* [Records with drawing code]:
*-*-*
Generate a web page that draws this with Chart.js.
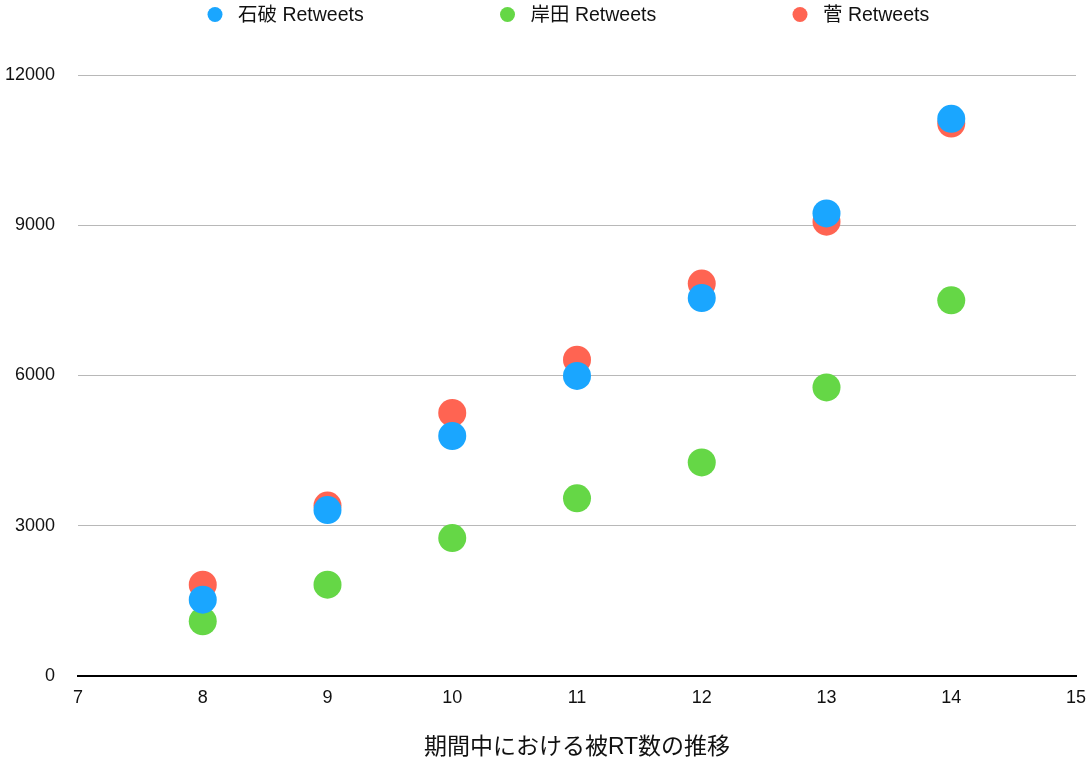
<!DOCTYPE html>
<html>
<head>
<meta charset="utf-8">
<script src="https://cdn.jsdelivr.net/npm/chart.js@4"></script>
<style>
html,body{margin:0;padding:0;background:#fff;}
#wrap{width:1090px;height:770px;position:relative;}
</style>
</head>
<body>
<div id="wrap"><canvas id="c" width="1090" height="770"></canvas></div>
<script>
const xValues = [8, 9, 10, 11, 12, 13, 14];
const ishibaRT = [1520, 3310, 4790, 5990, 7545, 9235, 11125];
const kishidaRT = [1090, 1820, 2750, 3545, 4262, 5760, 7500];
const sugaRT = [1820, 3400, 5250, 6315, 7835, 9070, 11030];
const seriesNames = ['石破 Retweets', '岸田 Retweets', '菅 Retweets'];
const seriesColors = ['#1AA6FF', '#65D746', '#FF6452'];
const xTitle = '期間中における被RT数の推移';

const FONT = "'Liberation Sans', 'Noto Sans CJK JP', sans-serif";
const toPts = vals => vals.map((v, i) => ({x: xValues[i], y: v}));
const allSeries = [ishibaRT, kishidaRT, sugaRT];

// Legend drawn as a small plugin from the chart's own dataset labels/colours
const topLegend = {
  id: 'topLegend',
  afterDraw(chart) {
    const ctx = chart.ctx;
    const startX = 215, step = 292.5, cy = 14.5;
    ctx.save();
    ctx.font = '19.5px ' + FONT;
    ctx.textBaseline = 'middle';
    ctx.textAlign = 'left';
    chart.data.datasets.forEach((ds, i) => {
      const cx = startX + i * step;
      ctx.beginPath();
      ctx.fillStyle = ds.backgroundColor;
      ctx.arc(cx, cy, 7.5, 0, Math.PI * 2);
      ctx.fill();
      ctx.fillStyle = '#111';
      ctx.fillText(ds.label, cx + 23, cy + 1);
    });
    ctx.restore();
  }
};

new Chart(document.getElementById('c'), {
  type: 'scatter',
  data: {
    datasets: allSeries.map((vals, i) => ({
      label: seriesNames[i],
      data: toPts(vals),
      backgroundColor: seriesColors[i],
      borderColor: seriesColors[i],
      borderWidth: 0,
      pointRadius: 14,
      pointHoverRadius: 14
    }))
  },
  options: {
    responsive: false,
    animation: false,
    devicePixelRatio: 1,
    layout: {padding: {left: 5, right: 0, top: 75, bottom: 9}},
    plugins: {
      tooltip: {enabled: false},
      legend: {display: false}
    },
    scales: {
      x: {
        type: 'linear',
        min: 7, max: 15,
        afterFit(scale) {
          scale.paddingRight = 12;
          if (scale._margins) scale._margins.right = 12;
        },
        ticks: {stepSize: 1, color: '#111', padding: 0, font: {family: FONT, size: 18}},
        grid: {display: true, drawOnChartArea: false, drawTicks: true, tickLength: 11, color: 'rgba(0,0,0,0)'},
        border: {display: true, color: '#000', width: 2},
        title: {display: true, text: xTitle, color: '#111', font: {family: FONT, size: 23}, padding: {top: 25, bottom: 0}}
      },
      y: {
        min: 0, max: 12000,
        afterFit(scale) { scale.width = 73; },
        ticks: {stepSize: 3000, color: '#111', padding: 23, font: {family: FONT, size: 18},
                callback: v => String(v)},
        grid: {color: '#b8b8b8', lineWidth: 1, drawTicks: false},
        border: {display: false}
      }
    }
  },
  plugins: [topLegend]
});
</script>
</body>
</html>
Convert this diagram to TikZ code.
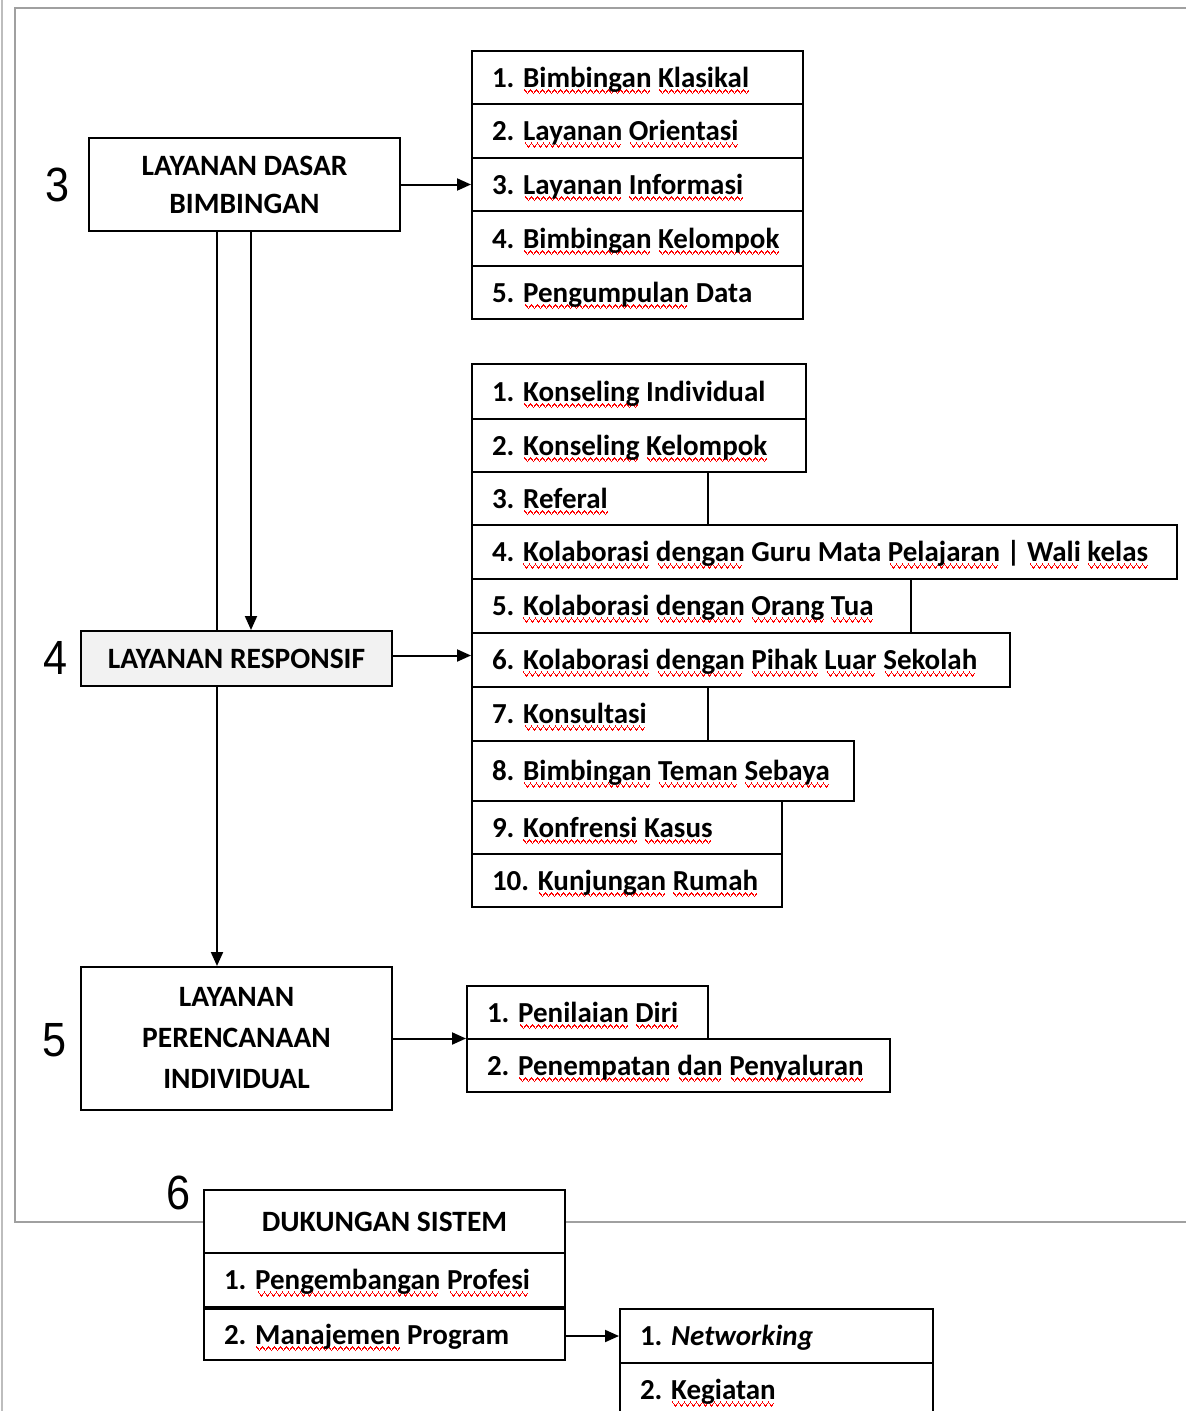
*-*-*
* [Aim of the exercise]: All entries are to be retyped exactly. Omit any embedded images.

* [Correct answer]:
Generate a web page that draws this with Chart.js.
<!DOCTYPE html>
<html>
<head>
<meta charset="utf-8">
<script src="https://cdn.jsdelivr.net/npm/chart.js@4"></script>
<style>
html,body{margin:0;padding:0;background:#fff;}
#wrap{width:1090px;height:770px;position:relative;}
</style>
</head>
<body>
<div id="wrap"><canvas id="c" width="1090" height="770"></canvas></div>
<script>
const xValues = [8, 9, 10, 11, 12, 13, 14];
const ishibaRT = [1520, 3310, 4790, 5990, 7545, 9235, 11125];
const kishidaRT = [1090, 1820, 2750, 3545, 4262, 5760, 7500];
const sugaRT = [1820, 3400, 5250, 6315, 7835, 9070, 11030];
const seriesNames = ['石破 Retweets', '岸田 Retweets', '菅 Retweets'];
const seriesColors = ['#1AA6FF', '#65D746', '#FF6452'];
const xTitle = '期間中における被RT数の推移';

const FONT = "'Liberation Sans', 'Noto Sans CJK JP', sans-serif";
const toPts = vals => vals.map((v, i) => ({x: xValues[i], y: v}));
const allSeries = [ishibaRT, kishidaRT, sugaRT];

// Legend drawn as a small plugin from the chart's own dataset labels/colours
const topLegend = {
  id: 'topLegend',
  afterDraw(chart) {
    const ctx = chart.ctx;
    const startX = 215, step = 292.5, cy = 14.5;
    ctx.save();
    ctx.font = '19.5px ' + FONT;
    ctx.textBaseline = 'middle';
    ctx.textAlign = 'left';
    chart.data.datasets.forEach((ds, i) => {
      const cx = startX + i * step;
      ctx.beginPath();
      ctx.fillStyle = ds.backgroundColor;
      ctx.arc(cx, cy, 7.5, 0, Math.PI * 2);
      ctx.fill();
      ctx.fillStyle = '#111';
      ctx.fillText(ds.label, cx + 23, cy + 1);
    });
    ctx.restore();
  }
};

new Chart(document.getElementById('c'), {
  type: 'scatter',
  data: {
    datasets: allSeries.map((vals, i) => ({
      label: seriesNames[i],
      data: toPts(vals),
      backgroundColor: seriesColors[i],
      borderColor: seriesColors[i],
      borderWidth: 0,
      pointRadius: 14,
      pointHoverRadius: 14
    }))
  },
  options: {
    responsive: false,
    animation: false,
    devicePixelRatio: 1,
    layout: {padding: {left: 5, right: 0, top: 75, bottom: 9}},
    plugins: {
      tooltip: {enabled: false},
      legend: {display: false}
    },
    scales: {
      x: {
        type: 'linear',
        min: 7, max: 15,
        afterFit(scale) {
          scale.paddingRight = 12;
          if (scale._margins) scale._margins.right = 12;
        },
        ticks: {stepSize: 1, color: '#111', padding: 0, font: {family: FONT, size: 18}},
        grid: {display: true, drawOnChartArea: false, drawTicks: true, tickLength: 11, color: 'rgba(0,0,0,0)'},
        border: {display: true, color: '#000', width: 2},
        title: {display: true, text: xTitle, color: '#111', font: {family: FONT, size: 23}, padding: {top: 25, bottom: 0}}
      },
      y: {
        min: 0, max: 12000,
        afterFit(scale) { scale.width = 73; },
        ticks: {stepSize: 3000, color: '#111', padding: 23, font: {family: FONT, size: 18},
                callback: v => String(v)},
        grid: {color: '#b8b8b8', lineWidth: 1, drawTicks: false},
        border: {display: false}
      }
    }
  },
  plugins: [topLegend]
});
</script>
</body>
</html>
Convert this diagram to TikZ code.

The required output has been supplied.